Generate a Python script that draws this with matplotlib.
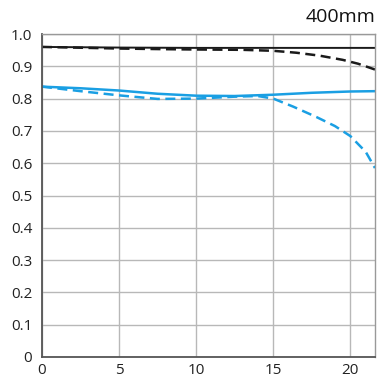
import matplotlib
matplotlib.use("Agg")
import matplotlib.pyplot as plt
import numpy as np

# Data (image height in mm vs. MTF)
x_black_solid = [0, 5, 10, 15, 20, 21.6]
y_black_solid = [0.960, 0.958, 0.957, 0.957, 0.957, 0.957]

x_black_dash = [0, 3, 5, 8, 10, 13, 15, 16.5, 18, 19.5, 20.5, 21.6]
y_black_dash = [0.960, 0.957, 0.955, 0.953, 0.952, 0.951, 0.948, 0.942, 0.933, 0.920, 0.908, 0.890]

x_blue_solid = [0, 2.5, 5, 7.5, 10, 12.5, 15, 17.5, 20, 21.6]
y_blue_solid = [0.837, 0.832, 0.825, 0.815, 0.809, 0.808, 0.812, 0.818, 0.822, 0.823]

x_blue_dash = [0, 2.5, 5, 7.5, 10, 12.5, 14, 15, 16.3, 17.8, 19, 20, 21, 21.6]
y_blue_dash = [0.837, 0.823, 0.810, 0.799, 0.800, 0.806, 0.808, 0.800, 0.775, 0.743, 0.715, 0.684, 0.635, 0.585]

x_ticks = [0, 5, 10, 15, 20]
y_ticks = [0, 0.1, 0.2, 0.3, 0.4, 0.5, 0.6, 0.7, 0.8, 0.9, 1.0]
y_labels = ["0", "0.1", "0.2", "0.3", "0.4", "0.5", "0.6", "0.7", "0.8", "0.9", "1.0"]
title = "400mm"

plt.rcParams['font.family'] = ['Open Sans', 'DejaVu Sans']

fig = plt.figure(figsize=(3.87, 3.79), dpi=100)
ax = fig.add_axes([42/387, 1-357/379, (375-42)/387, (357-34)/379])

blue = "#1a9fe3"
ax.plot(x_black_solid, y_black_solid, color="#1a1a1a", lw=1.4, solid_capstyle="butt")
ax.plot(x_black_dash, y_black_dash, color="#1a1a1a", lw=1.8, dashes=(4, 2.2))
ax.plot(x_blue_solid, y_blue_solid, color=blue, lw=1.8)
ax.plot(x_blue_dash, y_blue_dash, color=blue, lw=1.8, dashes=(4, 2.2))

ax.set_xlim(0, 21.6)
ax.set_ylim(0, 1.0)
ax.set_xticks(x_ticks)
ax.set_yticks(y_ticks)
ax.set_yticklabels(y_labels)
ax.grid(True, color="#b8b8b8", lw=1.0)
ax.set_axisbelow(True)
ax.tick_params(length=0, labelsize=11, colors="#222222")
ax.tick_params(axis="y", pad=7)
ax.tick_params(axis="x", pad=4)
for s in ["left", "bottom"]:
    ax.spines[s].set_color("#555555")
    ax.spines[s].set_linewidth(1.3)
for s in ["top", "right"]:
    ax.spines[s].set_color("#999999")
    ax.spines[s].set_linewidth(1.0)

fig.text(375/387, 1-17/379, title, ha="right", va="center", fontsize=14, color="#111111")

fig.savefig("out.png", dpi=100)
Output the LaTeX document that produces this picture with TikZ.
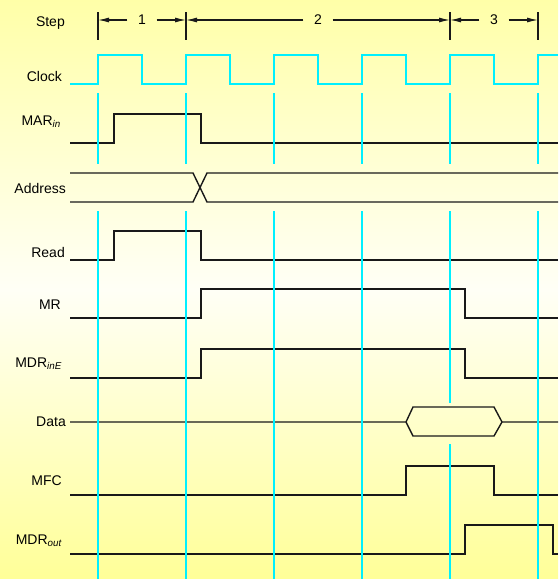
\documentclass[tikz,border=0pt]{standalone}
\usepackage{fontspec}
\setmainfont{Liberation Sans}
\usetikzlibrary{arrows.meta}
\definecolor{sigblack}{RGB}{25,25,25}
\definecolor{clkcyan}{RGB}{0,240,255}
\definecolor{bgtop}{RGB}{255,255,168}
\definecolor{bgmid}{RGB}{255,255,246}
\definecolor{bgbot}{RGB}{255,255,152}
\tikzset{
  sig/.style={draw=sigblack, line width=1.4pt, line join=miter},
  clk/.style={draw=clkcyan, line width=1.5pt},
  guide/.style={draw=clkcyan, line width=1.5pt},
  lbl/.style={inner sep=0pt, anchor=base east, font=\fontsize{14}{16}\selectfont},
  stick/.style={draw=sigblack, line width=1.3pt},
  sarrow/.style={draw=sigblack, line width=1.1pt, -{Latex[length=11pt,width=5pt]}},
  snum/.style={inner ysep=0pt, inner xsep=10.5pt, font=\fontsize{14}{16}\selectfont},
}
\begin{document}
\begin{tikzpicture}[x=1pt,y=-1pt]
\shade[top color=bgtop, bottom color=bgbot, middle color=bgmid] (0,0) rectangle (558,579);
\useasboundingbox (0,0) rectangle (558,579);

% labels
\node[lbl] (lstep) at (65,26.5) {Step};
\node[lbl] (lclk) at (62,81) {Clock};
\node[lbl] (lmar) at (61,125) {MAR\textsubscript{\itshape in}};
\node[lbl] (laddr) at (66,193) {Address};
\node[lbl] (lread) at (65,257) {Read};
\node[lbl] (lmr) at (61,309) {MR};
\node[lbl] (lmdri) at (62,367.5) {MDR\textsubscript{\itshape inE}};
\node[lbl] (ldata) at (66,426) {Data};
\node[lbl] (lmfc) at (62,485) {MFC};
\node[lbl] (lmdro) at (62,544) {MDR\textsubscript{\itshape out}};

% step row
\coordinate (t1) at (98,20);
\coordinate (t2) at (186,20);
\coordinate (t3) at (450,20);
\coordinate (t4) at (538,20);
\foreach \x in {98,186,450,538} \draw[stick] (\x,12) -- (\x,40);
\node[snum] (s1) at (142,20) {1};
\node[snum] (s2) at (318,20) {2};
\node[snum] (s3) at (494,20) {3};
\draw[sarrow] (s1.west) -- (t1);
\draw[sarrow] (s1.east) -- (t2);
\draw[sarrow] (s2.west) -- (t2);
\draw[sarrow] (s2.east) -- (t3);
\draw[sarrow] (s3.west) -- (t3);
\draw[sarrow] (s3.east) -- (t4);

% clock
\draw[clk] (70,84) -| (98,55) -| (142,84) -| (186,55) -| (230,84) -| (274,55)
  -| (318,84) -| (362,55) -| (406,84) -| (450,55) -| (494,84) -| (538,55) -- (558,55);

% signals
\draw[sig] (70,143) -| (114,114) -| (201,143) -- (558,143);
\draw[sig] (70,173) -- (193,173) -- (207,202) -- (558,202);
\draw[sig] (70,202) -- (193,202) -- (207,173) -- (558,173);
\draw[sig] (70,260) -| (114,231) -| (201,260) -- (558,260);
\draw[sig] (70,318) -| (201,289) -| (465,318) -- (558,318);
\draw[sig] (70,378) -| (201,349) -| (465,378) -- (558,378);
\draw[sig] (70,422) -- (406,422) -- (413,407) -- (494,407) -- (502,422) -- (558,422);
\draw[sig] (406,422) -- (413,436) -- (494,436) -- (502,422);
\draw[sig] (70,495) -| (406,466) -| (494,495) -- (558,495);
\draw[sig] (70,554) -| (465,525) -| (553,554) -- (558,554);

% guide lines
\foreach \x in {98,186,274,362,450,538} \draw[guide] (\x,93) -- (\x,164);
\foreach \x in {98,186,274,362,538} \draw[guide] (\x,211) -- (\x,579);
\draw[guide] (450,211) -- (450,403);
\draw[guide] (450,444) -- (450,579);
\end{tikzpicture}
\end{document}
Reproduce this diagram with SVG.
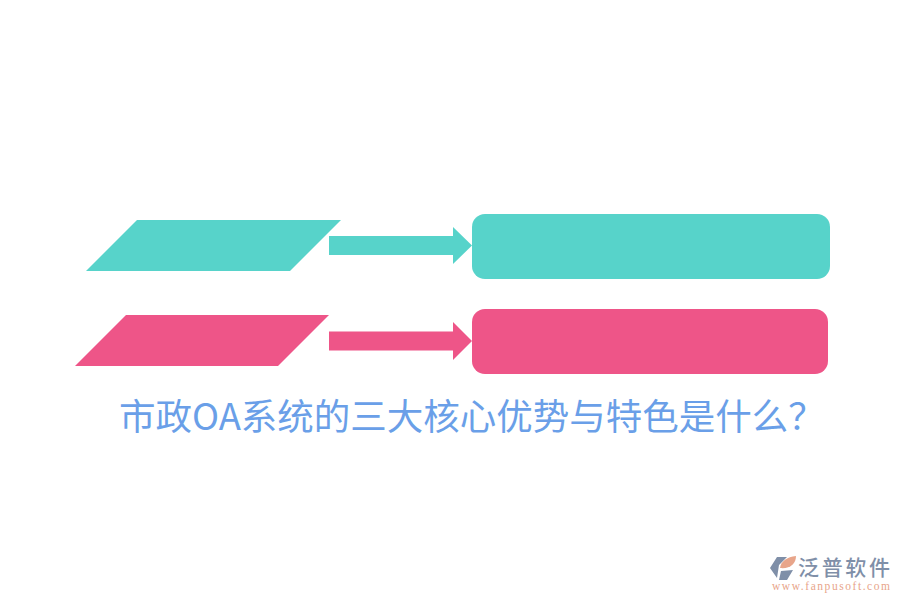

* Work to do:
Your task is to repeat the opening line of the entries above and each line after it, ending with the line that has "0.818, 0.822, 0.823]". Do not include the pictures.

* Reply:
Generate a Python script that draws this with matplotlib.
import matplotlib
matplotlib.use("Agg")
import matplotlib.pyplot as plt
import numpy as np

# Data (image height in mm vs. MTF)
x_black_solid = [0, 5, 10, 15, 20, 21.6]
y_black_solid = [0.960, 0.958, 0.957, 0.957, 0.957, 0.957]

x_black_dash = [0, 3, 5, 8, 10, 13, 15, 16.5, 18, 19.5, 20.5, 21.6]
y_black_dash = [0.960, 0.957, 0.955, 0.953, 0.952, 0.951, 0.948, 0.942, 0.933, 0.920, 0.908, 0.890]

x_blue_solid = [0, 2.5, 5, 7.5, 10, 12.5, 15, 17.5, 20, 21.6]
y_blue_solid = [0.837, 0.832, 0.825, 0.815, 0.809, 0.808, 0.812, 0.818, 0.822, 0.823]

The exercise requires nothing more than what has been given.